The Federal Reserve rule specifically requires credit card issuers to consider only the individual applicant’s income, rather than household’s total income, when determining ability to re-pay. Naturally, stay-at-home parents don’t have a formal income of their own. This means they cannot apply for and receive their own credit cards without another applicant.
The intent, says the law, is to keep consumers from taking on unaffordable debt. Therefore, according to the Federal Reserve, credit should be granted based on the applicant’s income, not the income of someone who won’t be legally responsible to pay the card bills. Sounds reasonable, right?
Some folks are saying this is a step back into the past when women couldn’t open their own bank accounts, let alone credit accounts, without their fathers or husbands being willing to co-sign the loan. It didn’t matter how much money she made or her ability to repay – it was all about ensuring a sensible male could stay on top of those unpredictable ladies and their irresponsible spending habits.
The idea of that happening today is ludicrous. Women don’t need a husband’s or father’s permission to open an account and in fact, this new law doesn’t even dictate that – it simply says someone who can show reasonable means of repaying the debt must be an applicant.
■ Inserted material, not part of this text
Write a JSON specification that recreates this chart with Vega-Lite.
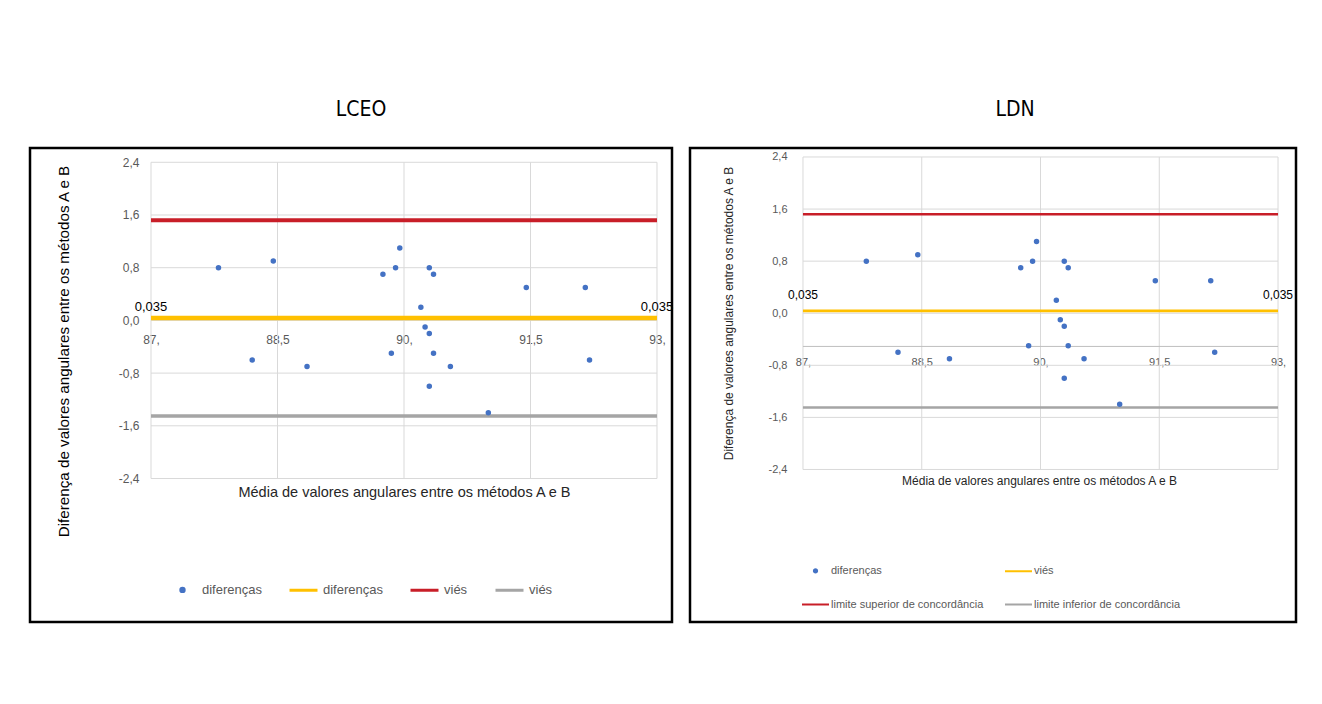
{
  "$schema": "https://vega.github.io/schema/vega-lite/v6.json",
  "background": "white",
  "padding": {"left": 28, "top": 97, "right": 0, "bottom": 0},
  "spacing": 18,
  "bounds": "flush",
  "config": {
    "font": "Liberation Sans",
    "view": {"stroke": "#000000", "strokeWidth": 2.5},
    "locale": {"number": {"decimal": ",", "thousands": ".", "grouping": [3], "currency": ["", ""], "minus": "-"}},
    "axis": {"labelFont": "Liberation Sans", "titleFont": "Liberation Sans"},
    "legend": {"labelFont": "Liberation Sans"}
  },
  "datasets": {
    "pontos": [
      {"media": 87.8, "diferenca": 0.8},
      {"media": 88.45, "diferenca": 0.9},
      {"media": 88.2, "diferenca": -0.6},
      {"media": 88.85, "diferenca": -0.7},
      {"media": 89.75, "diferenca": 0.7},
      {"media": 89.9, "diferenca": 0.8},
      {"media": 89.95, "diferenca": 1.1},
      {"media": 89.85, "diferenca": -0.5},
      {"media": 90.2, "diferenca": 0.2},
      {"media": 90.25, "diferenca": -0.1},
      {"media": 90.3, "diferenca": 0.8},
      {"media": 90.35, "diferenca": 0.7},
      {"media": 90.3, "diferenca": -0.2},
      {"media": 90.35, "diferenca": -0.5},
      {"media": 90.3, "diferenca": -1.0},
      {"media": 90.55, "diferenca": -0.7},
      {"media": 91.0, "diferenca": -1.4},
      {"media": 91.45, "diferenca": 0.5},
      {"media": 92.15, "diferenca": 0.5},
      {"media": 92.2, "diferenca": -0.6}
    ],
    "linhas": [
      {"serie": "viés", "media": 87, "diferenca": 0.035},
      {"serie": "viés", "media": 93, "diferenca": 0.035},
      {"serie": "limite superior", "media": 87, "diferenca": 1.52},
      {"serie": "limite superior", "media": 93, "diferenca": 1.52},
      {"serie": "limite inferior", "media": 87, "diferenca": -1.45},
      {"serie": "limite inferior", "media": 93, "diferenca": -1.45}
    ],
    "gradeX": [{"valor": 87}, {"valor": 88.5}, {"valor": 90}, {"valor": 91.5}, {"valor": 93}],
    "gradeY": [{"valor": -2.4}, {"valor": -1.6}, {"valor": -0.8}, {"valor": 0}, {"valor": 0.8}, {"valor": 1.6}, {"valor": 2.4}]
  },
  "resolve": {
    "scale": {"x": "independent", "y": "independent", "color": "independent", "shape": "independent", "stroke": "independent", "strokeWidth": "independent"},
    "legend": {"color": "independent", "shape": "independent"}
  },
  "hconcat": [
    {
      "width": 642,
      "height": 474,
      "title": {"text": "LCEO", "font": "Liberation Sans Narrow, DejaVu Sans Condensed, Liberation Sans, sans-serif", "fontSize": 21, "fontWeight": "normal", "color": "#000000", "anchor": "middle", "dx": 10, "offset": 28},
      "layer": [
        {
          "data": {"name": "gradeX"},
          "mark": {"type": "rule", "color": "#D9D9D9", "strokeWidth": 1},
          "encoding": {
            "x": {"field": "valor", "type": "quantitative", "scale": {"domain": [85.565, 93.178], "nice": false, "zero": false},
              "axis": {"values": [87, 88.5, 90, 91.5, 93], "labelExpr": "datum.value % 1 === 0 ? datum.value + ',' : replace(format(datum.value, '.1f'), '.', ',')", "grid": false, "domain": false, "ticks": false, "offset": -302, "labelPadding": 14, "labelFontSize": 12, "labelColor": "#595959", "labelFlush": false, "labelOverlap": false,
                "title": "Média de valores angulares entre os métodos A e B", "titleFontSize": 14.5, "titleFontWeight": "normal", "titleColor": "#262626", "titleX": 374, "titleY": 172, "titleBaseline": "middle", "titleAlign": "center"}},
            "y": {"datum": -2.4, "type": "quantitative", "scale": {"domain": [-4.578, 2.617], "nice": false, "zero": false},
              "axis": {"values": [-2.4, -1.6, -0.8, 0, 0.8, 1.6, 2.4], "labelExpr": "replace(format(datum.value, '.1f'), '.', ',')", "grid": false, "domain": false, "ticks": false, "offset": -121, "labelPadding": 12, "labelFontSize": 12, "labelColor": "#595959", "labelOverlap": false,
                "title": "Diferença de valores angulares entre os métodos A e B", "titleFontSize": 15.2, "titleFontWeight": "normal", "titleColor": "#000000", "titleX": -88, "titleY": 203, "titleAngle": -90, "titleBaseline": "middle", "titleAlign": "center"}},
            "y2": {"datum": 2.4}
          }
        },
        {
          "data": {"name": "gradeY"},
          "mark": {"type": "rule", "color": "#D9D9D9", "strokeWidth": 1},
          "encoding": {
            "y": {"field": "valor", "type": "quantitative", "scale": {"domain": [-4.578, 2.617], "nice": false, "zero": false}},
            "x": {"datum": 87, "type": "quantitative", "scale": {"domain": [85.565, 93.178], "nice": false, "zero": false}},
            "x2": {"datum": 93}
          }
        },
        {
          "data": {"name": "linhas"},
          "mark": {"type": "line"},
          "encoding": {
            "x": {"field": "media", "type": "quantitative", "scale": {"domain": [85.565, 93.178], "nice": false, "zero": false}},
            "y": {"field": "diferenca", "type": "quantitative", "scale": {"domain": [-4.578, 2.617], "nice": false, "zero": false}},
            "stroke": {"field": "serie", "type": "nominal", "scale": {"domain": ["viés", "limite superior", "limite inferior"], "range": ["#FFC000", "#C81E28", "#A5A5A5"]}, "legend": null},
            "strokeWidth": {"field": "serie", "type": "nominal", "scale": {"domain": ["viés", "limite superior", "limite inferior"], "range": [4.5, 3.5, 2]}, "legend": null}
          }
        },
        {
          "data": {"name": "linhas"},
          "transform": [{"filter": "datum.serie === 'viés'"}],
          "mark": {"type": "text", "fontSize": 13, "color": "#000000", "dy": -11, "align": "center", "baseline": "middle"},
          "encoding": {
            "x": {"field": "media", "type": "quantitative", "scale": {"domain": [85.565, 93.178], "nice": false, "zero": false}},
            "y": {"field": "diferenca", "type": "quantitative", "scale": {"domain": [-4.578, 2.617], "nice": false, "zero": false}},
            "text": {"field": "diferenca", "type": "quantitative", "format": ".3f"}
          }
        },
        {
          "data": {"name": "pontos"},
          "mark": {"type": "point", "filled": false, "fill": "#4472C4", "opacity": 1, "size": 851},
          "encoding": {
            "x": {"field": "media", "type": "quantitative", "scale": {"domain": [85.565, 93.178], "nice": false, "zero": false}},
            "y": {"field": "diferenca", "type": "quantitative", "scale": {"domain": [-4.578, 2.617], "nice": false, "zero": false}},
            "color": {"datum": "diferenças", "type": "nominal", "scale": {"domain": ["diferenças", "diferenças ", "viés", "viés "], "range": ["#4472C4", "#FFC000", "#C81E28", "#A5A5A5"]},
              "legend": {"orient": "none", "legendX": 137, "legendY": 426, "direction": "horizontal", "columns": 4, "title": null, "labelFontSize": 13, "labelColor": "#595959", "labelOffset": 4, "columnPadding": 21, "symbolSize": 784, "symbolStrokeWidth": 3, "labelExpr": "trim(datum.label)"}},
            "shape": {"datum": "diferenças", "type": "nominal", "scale": {"domain": ["diferenças", "diferenças ", "viés", "viés "], "range": ["M-0.12,0A0.12,0.12,0,1,0,0.12,0A0.12,0.12,0,1,0,-0.12,0Z", "stroke", "stroke", "stroke"]},
              "legend": {"orient": "none", "legendX": 137, "legendY": 426, "direction": "horizontal", "columns": 4, "title": null, "labelFontSize": 13, "labelColor": "#595959", "labelOffset": 4, "columnPadding": 21, "symbolSize": 784, "symbolStrokeWidth": 3, "labelExpr": "trim(datum.label)"}}
          }
        }
      ]
    },
    {
      "width": 606,
      "height": 474,
      "title": {"text": "LDN", "font": "Liberation Sans Narrow, DejaVu Sans Condensed, Liberation Sans, sans-serif", "fontSize": 21, "fontWeight": "normal", "color": "#000000", "anchor": "middle", "dx": 22, "offset": 28},
      "layer": [
        {
          "data": {"name": "gradeX"},
          "mark": {"type": "rule", "color": "#D9D9D9", "strokeWidth": 1},
          "encoding": {
            "x": {"field": "valor", "type": "quantitative", "scale": {"domain": [85.573, 93.227], "nice": false, "zero": false},
              "axis": {"values": [87, 88.5, 90, 91.5, 93], "labelExpr": "datum.value % 1 === 0 ? datum.value + ',' : replace(format(datum.value, '.1f'), '.', ',')", "grid": false, "domain": false, "ticks": false, "offset": -275.7, "labelPadding": 10, "labelFontSize": 11, "labelColor": "#595959", "labelFlush": false, "labelOverlap": false,
                "title": "Média de valores angulares entre os métodos A e B", "titleFontSize": 12, "titleFontWeight": "normal", "titleColor": "#262626", "titleX": 349, "titleY": 134, "titleBaseline": "middle", "titleAlign": "center"}},
            "y": {"datum": -2.4, "type": "quantitative", "scale": {"domain": [-4.743, 2.538], "nice": false, "zero": false},
              "axis": {"values": [-2.4, -1.6, -0.8, 0, 0.8, 1.6, 2.4], "labelExpr": "replace(format(datum.value, '.1f'), '.', ',')", "grid": false, "domain": false, "ticks": false, "offset": -113, "labelPadding": 16, "labelFontSize": 11, "labelColor": "#595959", "labelOverlap": false,
                "title": "Diferença de valores angulares entre os métodos A e B", "titleFontSize": 12, "titleFontWeight": "normal", "titleColor": "#262626", "titleX": -75, "titleY": 165, "titleAngle": -90, "titleBaseline": "middle", "titleAlign": "center"}},
            "y2": {"datum": 2.4}
          }
        },
        {
          "data": {"name": "gradeY"},
          "mark": {"type": "rule", "color": "#D9D9D9", "strokeWidth": 1},
          "encoding": {
            "y": {"field": "valor", "type": "quantitative", "scale": {"domain": [-4.743, 2.538], "nice": false, "zero": false}},
            "x": {"datum": 87, "type": "quantitative", "scale": {"domain": [85.573, 93.227], "nice": false, "zero": false}},
            "x2": {"datum": 93}
          }
        },
        {
          "data": {"values": [{}]},
          "mark": {"type": "rule", "color": "#BFBFBF", "strokeWidth": 1},
          "encoding": {
            "y": {"datum": -0.51, "type": "quantitative", "scale": {"domain": [-4.743, 2.538], "nice": false, "zero": false}},
            "x": {"datum": 87, "type": "quantitative", "scale": {"domain": [85.573, 93.227], "nice": false, "zero": false}},
            "x2": {"datum": 93}
          }
        },
        {
          "data": {"name": "linhas"},
          "mark": {"type": "line"},
          "encoding": {
            "x": {"field": "media", "type": "quantitative", "scale": {"domain": [85.573, 93.227], "nice": false, "zero": false}},
            "y": {"field": "diferenca", "type": "quantitative", "scale": {"domain": [-4.743, 2.538], "nice": false, "zero": false}},
            "stroke": {"field": "serie", "type": "nominal", "scale": {"domain": ["viés", "limite superior", "limite inferior"], "range": ["#FFC000", "#C81E28", "#A5A5A5"]}, "legend": null},
            "strokeWidth": {"field": "serie", "type": "nominal", "scale": {"domain": ["viés", "limite superior", "limite inferior"], "range": [2.8, 2.5, 1.3]}, "legend": null}
          }
        },
        {
          "data": {"name": "linhas"},
          "transform": [{"filter": "datum.serie === 'viés'"}],
          "mark": {"type": "text", "fontSize": 12, "color": "#000000", "dy": -16, "align": "center", "baseline": "middle"},
          "encoding": {
            "x": {"field": "media", "type": "quantitative", "scale": {"domain": [85.573, 93.227], "nice": false, "zero": false}},
            "y": {"field": "diferenca", "type": "quantitative", "scale": {"domain": [-4.743, 2.538], "nice": false, "zero": false}},
            "text": {"field": "diferenca", "type": "quantitative", "format": ".3f"}
          }
        },
        {
          "data": {"name": "pontos"},
          "mark": {"type": "point", "filled": false, "fill": "#4472C4", "opacity": 1, "size": 851},
          "encoding": {
            "x": {"field": "media", "type": "quantitative", "scale": {"domain": [85.573, 93.227], "nice": false, "zero": false}},
            "y": {"field": "diferenca", "type": "quantitative", "scale": {"domain": [-4.743, 2.538], "nice": false, "zero": false}},
            "color": {"datum": "diferenças", "type": "nominal", "scale": {"domain": ["diferenças", "viés", "limite superior de concordância", "limite inferior de concordância"], "range": ["#4472C4", "#FFC000", "#C81E28", "#A5A5A5"]},
              "legend": {"orient": "none", "legendX": 111, "legendY": 408, "direction": "horizontal", "columns": 2, "title": null, "labelFontSize": 11, "labelColor": "#595959", "labelOffset": 1, "columnPadding": 17, "rowPadding": 13, "symbolSize": 729, "symbolStrokeWidth": 2}},
            "shape": {"datum": "diferenças", "type": "nominal", "scale": {"domain": ["diferenças", "viés", "limite superior de concordância", "limite inferior de concordância"], "range": ["M-0.12,0A0.12,0.12,0,1,0,0.12,0A0.12,0.12,0,1,0,-0.12,0Z", "stroke", "stroke", "stroke"]},
              "legend": {"orient": "none", "legendX": 111, "legendY": 408, "direction": "horizontal", "columns": 2, "title": null, "labelFontSize": 11, "labelColor": "#595959", "labelOffset": 1, "columnPadding": 17, "rowPadding": 13, "symbolSize": 729, "symbolStrokeWidth": 2}}
          }
        }
      ]
    }
  ]
}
Many stay at home moms have part time jobs – many are able to do them from home, too. If they want a new account and can prove their income, there’s simply no problem.
Some are saying, however, it’s not fair to the working spouse to be obligated to pay bills he might not have even been aware of because he – or she – didn’t apply for the accounts to start with. Others, however, are saying it’s usually the stay at home parent who’s covering all of the household and other financial considerations, so it stands to reason that might be the spouse who’s applying for a credit card. After all, if a stay at home parent – whether it’s mom or dad – walked into a bank and applied for a personal loan, they wouldn’t be approved without showing their own income. If a spouse isn’t on the loan, the spouse isn’t liable for repayment. A credit card should be treated the same way.
Another common denominator many are running into in the media is the concern for domestic violence victims. What will they do if they can no longer get approved for a credit card? The truth of the matter is, the presence or absence of a credit card isn’t a determining factor for anyone who’s being abused. Abused women and men (yes, men) know when they’ve had enough and when that moment strikes, you can be sure the only thing they’re looking for is the door. Shelters routinely see victims come through their doors with nothing more than the clothes on their backs and bruises on their bodies. This aspect of the law plays no role.
First Class Living
The fact is, there are millions of stay at home parents who are a bit disappointed that so many groups have taken to defending them with words like “second class citizens”. Most will tell you they feel fortunate to be able to be at home with the little ones. The fact that their working spouse will need to be a part of any new credit card account is of little concern to them. And make no mistake – we’re hearing from both moms and dads. That’s what happens when you’re living the life you love – there’s no room for pride or sweating the small stuff.
Still, there’s been enough backlash that many petitions have hit the Consumer Financial Protection Bureau (CFPB). Lawmakers are now looking for “solutions”. The only problem is – not everyone sees a problem that needs to be fixed. Those reasons are simple: take a look at the past three years. The recession, foreclosures, bankruptcies, job losses, few improvements and threats of another recession is enough to make anyone – employed or otherwise – to think twice about taking on new debt.